The reason we don’t prioritise refactoring of any kind is that we (or businesses) don’t see any value in it. It’s easy to see how adding a new CTA increased the conversion rate by 20%. But, businesses don’t see how extracting a repeating logic into a helper can save you 20 minutes next time.
Kent says that you don’t need to add behaviour to the software to make it more valuable. As soon as you make it easier to what the software can do next, you’ve already made the money.
9. Tidy first if it pays off immediately
The question mark in the title of the book Tidy First? sparks a curiosity gap on when should you tidy first. If you have been waiting for the answer, here’s your juice.
According to Kent, tidy first if:
Cost (tidying) + Cost (behaviour change after tidying) < Cost (behaviour change without tidying) - If it takes you less time to tidy first and add the feature than add the feature only, then tidy first.

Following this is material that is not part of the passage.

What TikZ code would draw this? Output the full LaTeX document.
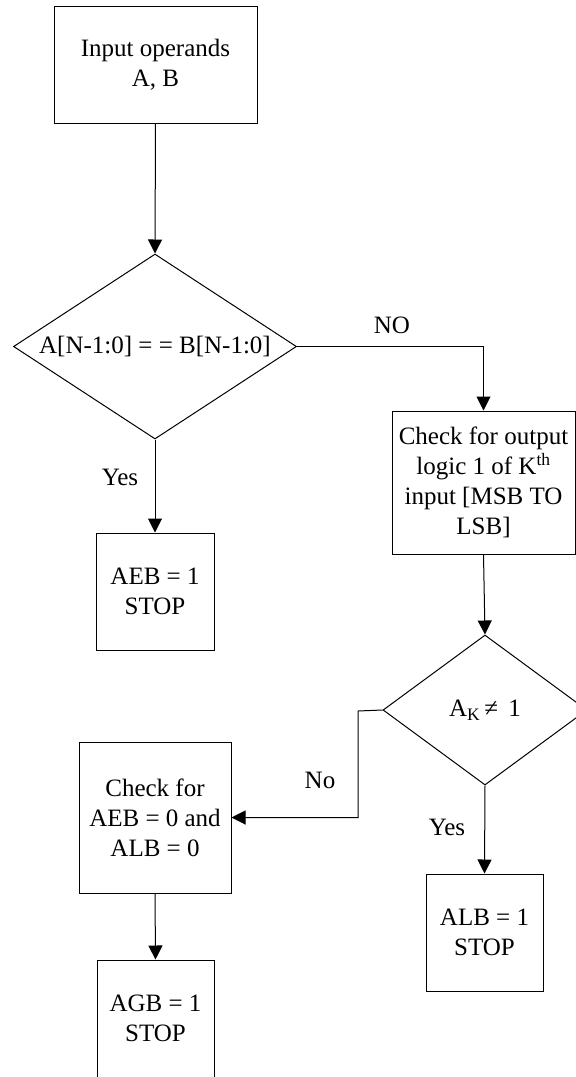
\documentclass[tikz,border=0pt]{standalone}
\usepackage{fontspec}
\setmainfont{Liberation Serif}
\usetikzlibrary{shapes.geometric,arrows.meta}
\begin{document}
\begin{tikzpicture}[x=1pt,y=-1pt,
  every node/.style={font=\fontsize{25}{30}\selectfont, inner sep=0pt},
  stepbox/.style={draw, line width=1pt, align=center, rectangle},
  decision/.style={draw, line width=1pt, diamond, aspect=1.5, align=center},
  conn/.style={draw, line width=1pt, -{Triangle[length=14pt,width=14pt]}},
  lbl/.style={anchor=center}]
\clip (0,0) rectangle (576,1077);
\node[stepbox, minimum width=203pt, minimum height=117pt] (in) at (155.5,64.5) {Input operands\\A, B};
\node[decision, minimum width=283pt, minimum height=185pt] (d1) at (155,346.5) {A[N-1:0] = = B[N-1:0]};
\node[stepbox, minimum width=118pt, minimum height=117pt] (aeb) at (155,591.5) {AEB = 1\\STOP};
\node[stepbox, minimum width=183pt, minimum height=143pt] (chk) at (483.5,482.5) {Check for output\\logic 1 of K\textsuperscript{th}\\input [MSB TO\\LSB]};
\node[decision, aspect=1.36, minimum width=204pt, minimum height=150pt] (d2) at (485,710) {A\textsubscript{K}\,≠\, 1};
\node[stepbox, minimum width=117pt, minimum height=117pt] (alb) at (484.5,932.5) {ALB = 1\\STOP};
\node[stepbox, minimum width=152pt, minimum height=151pt] (cz) at (155,817.5) {Check for\\AEB = 0 and\\ALB = 0};
\node[stepbox, minimum width=117pt, minimum height=117pt] (agb) at (155.5,1018.5) {AGB = 1\\STOP};
\coordinate (bend) at (358,711);
\draw[conn] (in.south) -- (d1.north);
\draw[conn] (d1.east) -| (chk.north);
\draw[conn] (d1.south) -- (aeb.north);
\draw[conn] (chk.south) -- (d2.north);
\draw[conn] (d2.west) -- (bend) |- (cz.east);
\draw[conn] (d2.south) -- (alb.north);
\draw[conn] (cz.south) -- (agb.north);
\node[lbl] (lno1) at (392,325) {NO};
\node[lbl] (lyes1) at (120,477) {Yes};
\node[lbl] (lno2) at (320,780) {No};
\node[lbl] (lyes2) at (447,827) {Yes};
\end{tikzpicture}
\end{document}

It improves the readability of the code immediately
You know exactly how and what to tidy
Besides tidying first, you can also tidy later, after or never based on different circumstances. But in general, Kent suggests biasing towards tidying first.
10. The cost of software is approximately equal to the cost of coupling
Coupling refers to how much different parts of code depend on or need to know about each other. When a system is highly coupled, a simple change requires changing many modules. For example, a change in the global variable name requires a change in everywhere it’s used.
Ed and Larry showed in Structured Design that coupling directly impacts software costs. In Tidy First?, Kent Beck proved mathematically that the cost of software is equivalent to the cost of coupling (which he also calls Constantine’s Equivalence).
Therefore, Kent suggests that we must reduce coupling to reduce the cost of software.
Final thought
While these takeaways capture the core messages, the book offers deeper insights through practical examples and thoughtful explanations. Therefore, I highly recommend the book to software engineers looking to improve code quality and team productivity.